▸ **DATA EXTRACT**:
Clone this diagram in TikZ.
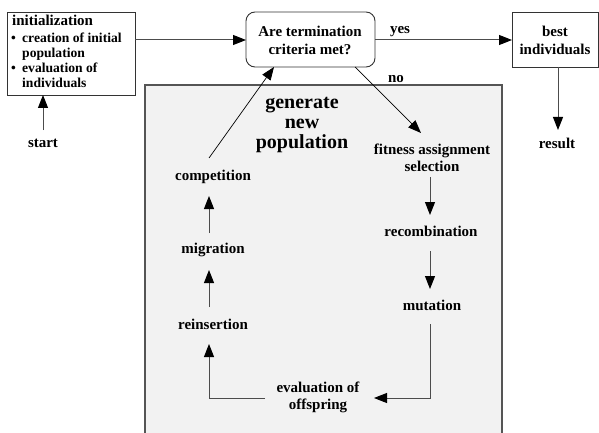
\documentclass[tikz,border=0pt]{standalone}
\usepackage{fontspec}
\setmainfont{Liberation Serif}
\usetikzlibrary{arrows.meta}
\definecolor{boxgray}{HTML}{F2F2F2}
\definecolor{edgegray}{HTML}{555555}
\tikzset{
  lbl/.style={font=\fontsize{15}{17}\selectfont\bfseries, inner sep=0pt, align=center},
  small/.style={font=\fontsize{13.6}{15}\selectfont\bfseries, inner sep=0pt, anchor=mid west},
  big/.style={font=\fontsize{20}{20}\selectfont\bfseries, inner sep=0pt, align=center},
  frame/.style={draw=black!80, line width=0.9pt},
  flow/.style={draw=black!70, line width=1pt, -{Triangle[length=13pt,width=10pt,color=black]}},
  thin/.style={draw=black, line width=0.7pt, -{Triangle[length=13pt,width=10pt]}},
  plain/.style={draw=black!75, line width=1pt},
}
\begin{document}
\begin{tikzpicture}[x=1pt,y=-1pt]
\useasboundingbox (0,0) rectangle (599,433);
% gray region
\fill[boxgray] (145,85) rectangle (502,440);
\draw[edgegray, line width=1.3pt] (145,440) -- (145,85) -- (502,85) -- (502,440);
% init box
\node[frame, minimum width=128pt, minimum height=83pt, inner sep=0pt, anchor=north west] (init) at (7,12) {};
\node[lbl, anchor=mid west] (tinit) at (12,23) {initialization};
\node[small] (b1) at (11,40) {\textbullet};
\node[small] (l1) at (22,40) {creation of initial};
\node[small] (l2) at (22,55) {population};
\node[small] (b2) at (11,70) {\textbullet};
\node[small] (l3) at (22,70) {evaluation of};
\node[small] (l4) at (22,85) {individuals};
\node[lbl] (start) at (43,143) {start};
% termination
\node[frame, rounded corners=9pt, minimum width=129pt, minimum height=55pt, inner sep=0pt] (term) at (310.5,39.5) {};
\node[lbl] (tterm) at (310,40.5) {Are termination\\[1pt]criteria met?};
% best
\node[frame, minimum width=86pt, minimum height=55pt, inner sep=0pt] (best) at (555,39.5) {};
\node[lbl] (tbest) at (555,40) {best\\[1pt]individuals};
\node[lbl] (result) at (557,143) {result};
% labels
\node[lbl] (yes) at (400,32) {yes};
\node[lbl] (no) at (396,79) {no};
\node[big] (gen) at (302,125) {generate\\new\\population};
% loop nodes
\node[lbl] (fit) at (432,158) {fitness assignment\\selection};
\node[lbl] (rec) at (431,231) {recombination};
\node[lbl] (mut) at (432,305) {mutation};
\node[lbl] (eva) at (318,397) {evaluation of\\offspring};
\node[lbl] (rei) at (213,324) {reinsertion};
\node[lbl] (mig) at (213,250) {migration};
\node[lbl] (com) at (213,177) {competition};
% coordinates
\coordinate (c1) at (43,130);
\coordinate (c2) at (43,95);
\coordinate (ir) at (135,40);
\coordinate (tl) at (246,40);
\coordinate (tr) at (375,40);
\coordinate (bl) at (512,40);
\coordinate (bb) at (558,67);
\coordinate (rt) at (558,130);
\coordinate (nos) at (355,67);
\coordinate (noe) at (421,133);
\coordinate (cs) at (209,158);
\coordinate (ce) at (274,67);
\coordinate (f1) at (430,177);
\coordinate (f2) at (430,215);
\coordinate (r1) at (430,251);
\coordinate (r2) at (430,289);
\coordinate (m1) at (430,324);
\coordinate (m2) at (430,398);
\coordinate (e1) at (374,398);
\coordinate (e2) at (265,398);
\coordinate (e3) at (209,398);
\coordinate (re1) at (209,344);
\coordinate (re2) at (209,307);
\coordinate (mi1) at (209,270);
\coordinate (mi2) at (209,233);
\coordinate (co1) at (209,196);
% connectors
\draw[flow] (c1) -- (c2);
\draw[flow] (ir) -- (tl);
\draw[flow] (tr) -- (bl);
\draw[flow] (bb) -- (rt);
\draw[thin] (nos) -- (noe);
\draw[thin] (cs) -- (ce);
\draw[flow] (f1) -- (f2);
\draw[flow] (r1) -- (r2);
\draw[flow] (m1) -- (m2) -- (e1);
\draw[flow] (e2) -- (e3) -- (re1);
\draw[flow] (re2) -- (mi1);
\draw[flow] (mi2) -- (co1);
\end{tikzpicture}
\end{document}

▸ **WHAT IS ASKED**:
Without including any picture, repeat the data exactly.

▸ **EXERCISE RESULT**:
Clone this diagram in TikZ.
\documentclass[tikz,border=0pt]{standalone}
\usepackage{fontspec}
\setmainfont{Liberation Serif}
\usetikzlibrary{arrows.meta}
\definecolor{boxgray}{HTML}{F2F2F2}
\definecolor{edgegray}{HTML}{555555}
\tikzset{
  lbl/.style={font=\fontsize{15}{17}\selectfont\bfseries, inner sep=0pt, align=center},
  small/.style={font=\fontsize{13.6}{15}\selectfont\bfseries, inner sep=0pt, anchor=mid west},
  big/.style={font=\fontsize{20}{20}\selectfont\bfseries, inner sep=0pt, align=center},
  frame/.style={draw=black!80, line width=0.9pt},
  flow/.style={draw=black!70, line width=1pt, -{Triangle[length=13pt,width=10pt,color=black]}},
  thin/.style={draw=black, line width=0.7pt, -{Triangle[length=13pt,width=10pt]}},
  plain/.style={draw=black!75, line width=1pt},
}
\begin{document}
\begin{tikzpicture}[x=1pt,y=-1pt]
\useasboundingbox (0,0) rectangle (599,433);
% gray region
\fill[boxgray] (145,85) rectangle (502,440);
\draw[edgegray, line width=1.3pt] (145,440) -- (145,85) -- (502,85) -- (502,440);
% init box
\node[frame, minimum width=128pt, minimum height=83pt, inner sep=0pt, anchor=north west] (init) at (7,12) {};
\node[lbl, anchor=mid west] (tinit) at (12,23) {initialization};
\node[small] (b1) at (11,40) {\textbullet};
\node[small] (l1) at (22,40) {creation of initial};
\node[small] (l2) at (22,55) {population};
\node[small] (b2) at (11,70) {\textbullet};
\node[small] (l3) at (22,70) {evaluation of};
\node[small] (l4) at (22,85) {individuals};
\node[lbl] (start) at (43,143) {start};
% termination
\node[frame, rounded corners=9pt, minimum width=129pt, minimum height=55pt, inner sep=0pt] (term) at (310.5,39.5) {};
\node[lbl] (tterm) at (310,40.5) {Are termination\\[1pt]criteria met?};
% best
\node[frame, minimum width=86pt, minimum height=55pt, inner sep=0pt] (best) at (555,39.5) {};
\node[lbl] (tbest) at (555,40) {best\\[1pt]individuals};
\node[lbl] (result) at (557,143) {result};
% labels
\node[lbl] (yes) at (400,32) {yes};
\node[lbl] (no) at (396,79) {no};
\node[big] (gen) at (302,125) {generate\\new\\population};
% loop nodes
\node[lbl] (fit) at (432,158) {fitness assignment\\selection};
\node[lbl] (rec) at (431,231) {recombination};
\node[lbl] (mut) at (432,305) {mutation};
\node[lbl] (eva) at (318,397) {evaluation of\\offspring};
\node[lbl] (rei) at (213,324) {reinsertion};
\node[lbl] (mig) at (213,250) {migration};
\node[lbl] (com) at (213,177) {competition};
% coordinates
\coordinate (c1) at (43,130);
\coordinate (c2) at (43,95);
\coordinate (ir) at (135,40);
\coordinate (tl) at (246,40);
\coordinate (tr) at (375,40);
\coordinate (bl) at (512,40);
\coordinate (bb) at (558,67);
\coordinate (rt) at (558,130);
\coordinate (nos) at (355,67);
\coordinate (noe) at (421,133);
\coordinate (cs) at (209,158);
\coordinate (ce) at (274,67);
\coordinate (f1) at (430,177);
\coordinate (f2) at (430,215);
\coordinate (r1) at (430,251);
\coordinate (r2) at (430,289);
\coordinate (m1) at (430,324);
\coordinate (m2) at (430,398);
\coordinate (e1) at (374,398);
\coordinate (e2) at (265,398);
\coordinate (e3) at (209,398);
\coordinate (re1) at (209,344);
\coordinate (re2) at (209,307);
\coordinate (mi1) at (209,270);
\coordinate (mi2) at (209,233);
\coordinate (co1) at (209,196);
% connectors
\draw[flow] (c1) -- (c2);
\draw[flow] (ir) -- (tl);
\draw[flow] (tr) -- (bl);
\draw[flow] (bb) -- (rt);
\draw[thin] (nos) -- (noe);
\draw[thin] (cs) -- (ce);
\draw[flow] (f1) -- (f2);
\draw[flow] (r1) -- (r2);
\draw[flow] (m1) -- (m2) -- (e1);
\draw[flow] (e2) -- (e3) -- (re1);
\draw[flow] (re2) -- (mi1);
\draw[flow] (mi2) -- (co1);
\end{tikzpicture}
\end{document}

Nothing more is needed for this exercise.